== EXERCISE OBJECTIVE ==
Reproduce the listing below exactly, beginning with its first line and ending with the line that holds "from matplotlib.patches import Rectangle"; pictures are not part of the copy.
═══
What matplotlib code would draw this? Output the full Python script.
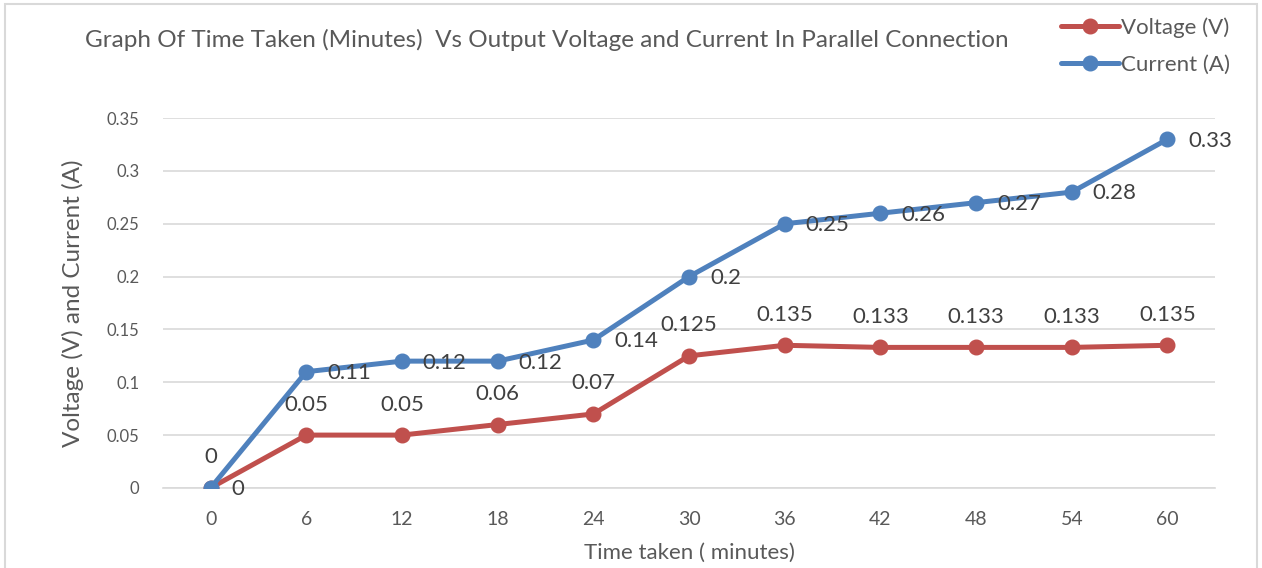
import matplotlib
matplotlib.use("Agg")
import matplotlib.pyplot as plt
from matplotlib.patches import Rectangle

minutes = ["0", "6", "12", "18", "24", "30", "36", "42", "48", "54", "60"]
voltage = [0, 0.05, 0.05, 0.06, 0.07, 0.125, 0.135, 0.133, 0.133, 0.133, 0.135]
current = [0, 0.11, 0.12, 0.12, 0.14, 0.2, 0.25, 0.26, 0.27, 0.28, 0.33]
voltage_labels = ["0", "0.05", "0.05", "0.06", "0.07", "0.125", "0.135", "0.133", "0.133", "0.133", "0.135"]
current_labels = ["0", "0.11", "0.12", "0.12", "0.14", "0.2", "0.25", "0.26", "0.27", "0.28", "0.33"]
y_ticks = [0, 0.05, 0.1, 0.15, 0.2, 0.25, 0.3, 0.35]
y_tick_labels = ["0", "0.05", "0.1", "0.15", "0.2", "0.25", "0.3", "0.35"]

plt.rcParams['font.family'] = ['Lato', 'DejaVu Sans']
text_col = "#595959"
red = "#C0504D"
blue = "#4F81BD"

fig = plt.figure(figsize=(12.62, 5.68), dpi=100)
fig.patches.append(Rectangle((0.004, -0.01), 0.992, 1.003, transform=fig.transFigure,
                             fill=False, edgecolor="#d9d9d9", linewidth=1.5))
ax = fig.add_axes([0.129, 0.141, 0.834, 0.651])

x = list(range(len(minutes)))
ax.plot(x, voltage, color=red, linewidth=3.6, marker="o", markersize=10.5,
        solid_capstyle="round", label="Voltage (V)", zorder=3)
ax.plot(x, current, color=blue, linewidth=3.6, marker="o", markersize=10.5,
        solid_capstyle="round", label="Current (A)", zorder=4)

for xi, v, lab in zip(x, voltage, voltage_labels):
    ax.annotate(lab, (xi, v), xytext=(0, 22), textcoords="offset points",
                ha="center", va="center", fontsize=16, color="#404040", zorder=5)
for xi, c, lab in zip(x, current, current_labels):
    ax.annotate(lab, (xi, c), xytext=(15, -1), textcoords="offset points",
                ha="left", va="center", fontsize=16, color="#404040", zorder=5)

ax.set_xlim(-0.5, len(minutes) - 0.5)
ax.set_ylim(0, 0.35)
ax.set_xticks(x)
ax.set_xticklabels(minutes)
ax.set_yticks(y_ticks)
ax.set_yticklabels(y_tick_labels)
ax.tick_params(axis="x", length=0, pad=16.5, labelsize=14, labelcolor=text_col)
ax.tick_params(axis="y", length=0, pad=17, labelsize=12, labelcolor=text_col)
ax.grid(axis="y", color="#d9d9d9", linewidth=1.2)
ax.set_axisbelow(True)
for side in ["top", "right", "left"]:
    ax.spines[side].set_visible(False)
ax.spines["bottom"].set_color("#d9d9d9")
ax.spines["bottom"].set_linewidth(1.2)
ax.spines["bottom"].set_zorder(1)

ax.set_xlabel("Time taken ( minutes)", fontsize=16, color=text_col, labelpad=11)
ax.set_ylabel("Voltage (V) and Current (A)", fontsize=17.5, color=text_col, labelpad=16)

fig.text(0.4335, 0.929, "Graph Of Time Taken (Minutes)  Vs Output Voltage and Current In Parallel Connection",
         ha="center", va="center", fontsize=17.5, color=text_col)

leg = fig.legend(loc="upper right", bbox_to_anchor=(0.982, 0.985), frameon=False,
                 fontsize=16, labelcolor=text_col, handlelength=2.6, handletextpad=0.1,
                 labelspacing=0.75, borderaxespad=0)

fig.savefig("out.png", dpi=100)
═══
== WRITTEN SOLUTION ==
What matplotlib code would draw this? Output the full Python script.
import matplotlib
matplotlib.use("Agg")
import matplotlib.pyplot as plt
from matplotlib.patches import Rectangle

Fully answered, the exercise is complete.